PROVIDED DATA:
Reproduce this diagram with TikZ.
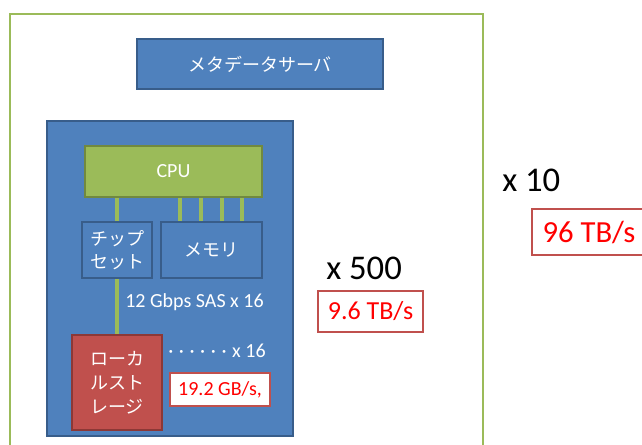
\documentclass[tikz,border=0pt]{standalone}
\usepackage{fontspec}
\setmainfont{Carlito}
\newfontfamily\jp{Noto Sans CJK JP}
\definecolor{oblue}{HTML}{4F81BD}
\definecolor{oblueD}{HTML}{385D8A}
\definecolor{ogreen}{HTML}{9BBB59}
\definecolor{ogreenD}{HTML}{71893F}
\definecolor{ored}{HTML}{C0504D}
\definecolor{oredD}{HTML}{8C3836}
\definecolor{txtred}{HTML}{FF0000}
\newcommand\spdot{\makebox[8pt][l]{·}}
\begin{document}
\begin{tikzpicture}[x=0.75pt,y=-0.75pt,
  box/.style={rectangle, line width=1.5pt, inner sep=0pt, align=center},
  bluebox/.style={box, draw=oblueD, fill=oblue, text=white},
  greenbox/.style={box, draw=ogreenD, fill=ogreen, text=white},
  redbox/.style={box, draw=oredD, fill=ored, text=white},
  ratebox/.style={box, draw=ored, fill=white, line width=1.2pt, text=txtred},
  jptext/.style={font=\jp\fontsize{13.5}{17}\selectfont},
  latin/.style={font=\fontsize{15}{18}\selectfont},
  link/.style={draw=ogreen, line width=3pt},
  mult/.style={font=\fontsize{26}{30}\selectfont, text=black, inner sep=0pt, anchor=west}
]
\useasboundingbox (0,0) rectangle (642,444);
\clip (0,0) rectangle (642,444);
\fill[white] (0,0) rectangle (642,444);
% outer server group
\draw[ogreen, line width=1.5pt] (10,470) -- (10,14) -- (483,14) -- (483,470);
% metadata server
\node[bluebox, jptext, minimum width=184.5pt, minimum height=37.5pt] (meta) at (260,64) {メタデータサーバ};
% storage node
\node[bluebox, minimum width=184.5pt, minimum height=236.25pt] (node) at (170,278.5) {};
\node[greenbox, latin, minimum width=132.75pt, minimum height=38.25pt] (cpu) at (173.5,171.5) {CPU};
\node[bluebox, jptext, minimum width=52.5pt, minimum height=42pt] (chip) at (117,250) {チップ\\セット};
\node[bluebox, jptext, minimum width=75.75pt, minimum height=42pt] (mem) at (211.5,250) {メモリ};
\node[redbox, jptext, font=\jp\fontsize{13.5}{18}\selectfont, minimum width=67.5pt, minimum height=71.25pt] (disk) at (117,382.5) {ローカ\\ルスト\\レージ};
% links
\draw[link] (cpu.south -| chip.north) -- (chip.north);
\foreach \xx in {180,201,222,242}{
  \draw[link] (cpu.south -| \xx,0) -- (mem.north -| \xx,0);
}
\draw[link] (chip.south) -- (disk.north -| chip.south);
% labels
\node[latin, text=white, anchor=west, inner sep=0pt] (sas) at (125,302) {12 Gbps SAS x 16};
\node[latin, text=white, anchor=west, inner sep=0pt] (dots) at (168,351) {\spdot\spdot\spdot\spdot\spdot\spdot x 16};
\node[ratebox, latin, minimum width=75pt, minimum height=24.75pt] (r1) at (220,389.5) {19.2 GB/s,};
\node[mult] (x500) at (326,268) {x 500};
\node[ratebox, font=\fontsize{19.5}{22}\selectfont, minimum width=78.75pt, minimum height=30.75pt] (r2) at (370.5,311.5) {9.6 TB/s};
\node[mult] (x10) at (502,180) {x 10};
\node[ratebox, font=\fontsize{23}{26}\selectfont, minimum width=85.5pt, minimum height=34.5pt] (r3) at (589,232) {96 TB/s};
\end{tikzpicture}
\end{document}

OBJECTIVE: Output all of the data exactly as it stands, minus any images.

EXPECTED ANSWER:
Reproduce this diagram with TikZ.
\documentclass[tikz,border=0pt]{standalone}
\usepackage{fontspec}
\setmainfont{Carlito}
\newfontfamily\jp{Noto Sans CJK JP}
\definecolor{oblue}{HTML}{4F81BD}
\definecolor{oblueD}{HTML}{385D8A}
\definecolor{ogreen}{HTML}{9BBB59}
\definecolor{ogreenD}{HTML}{71893F}
\definecolor{ored}{HTML}{C0504D}
\definecolor{oredD}{HTML}{8C3836}
\definecolor{txtred}{HTML}{FF0000}
\newcommand\spdot{\makebox[8pt][l]{·}}
\begin{document}
\begin{tikzpicture}[x=0.75pt,y=-0.75pt,
  box/.style={rectangle, line width=1.5pt, inner sep=0pt, align=center},
  bluebox/.style={box, draw=oblueD, fill=oblue, text=white},
  greenbox/.style={box, draw=ogreenD, fill=ogreen, text=white},
  redbox/.style={box, draw=oredD, fill=ored, text=white},
  ratebox/.style={box, draw=ored, fill=white, line width=1.2pt, text=txtred},
  jptext/.style={font=\jp\fontsize{13.5}{17}\selectfont},
  latin/.style={font=\fontsize{15}{18}\selectfont},
  link/.style={draw=ogreen, line width=3pt},
  mult/.style={font=\fontsize{26}{30}\selectfont, text=black, inner sep=0pt, anchor=west}
]
\useasboundingbox (0,0) rectangle (642,444);
\clip (0,0) rectangle (642,444);
\fill[white] (0,0) rectangle (642,444);
% outer server group
\draw[ogreen, line width=1.5pt] (10,470) -- (10,14) -- (483,14) -- (483,470);
% metadata server
\node[bluebox, jptext, minimum width=184.5pt, minimum height=37.5pt] (meta) at (260,64) {メタデータサーバ};
% storage node
\node[bluebox, minimum width=184.5pt, minimum height=236.25pt] (node) at (170,278.5) {};
\node[greenbox, latin, minimum width=132.75pt, minimum height=38.25pt] (cpu) at (173.5,171.5) {CPU};
\node[bluebox, jptext, minimum width=52.5pt, minimum height=42pt] (chip) at (117,250) {チップ\\セット};
\node[bluebox, jptext, minimum width=75.75pt, minimum height=42pt] (mem) at (211.5,250) {メモリ};
\node[redbox, jptext, font=\jp\fontsize{13.5}{18}\selectfont, minimum width=67.5pt, minimum height=71.25pt] (disk) at (117,382.5) {ローカ\\ルスト\\レージ};
% links
\draw[link] (cpu.south -| chip.north) -- (chip.north);
\foreach \xx in {180,201,222,242}{
  \draw[link] (cpu.south -| \xx,0) -- (mem.north -| \xx,0);
}
\draw[link] (chip.south) -- (disk.north -| chip.south);
% labels
\node[latin, text=white, anchor=west, inner sep=0pt] (sas) at (125,302) {12 Gbps SAS x 16};
\node[latin, text=white, anchor=west, inner sep=0pt] (dots) at (168,351) {\spdot\spdot\spdot\spdot\spdot\spdot x 16};
\node[ratebox, latin, minimum width=75pt, minimum height=24.75pt] (r1) at (220,389.5) {19.2 GB/s,};
\node[mult] (x500) at (326,268) {x 500};
\node[ratebox, font=\fontsize{19.5}{22}\selectfont, minimum width=78.75pt, minimum height=30.75pt] (r2) at (370.5,311.5) {9.6 TB/s};
\node[mult] (x10) at (502,180) {x 10};
\node[ratebox, font=\fontsize{23}{26}\selectfont, minimum width=85.5pt, minimum height=34.5pt] (r3) at (589,232) {96 TB/s};
\end{tikzpicture}
\end{document}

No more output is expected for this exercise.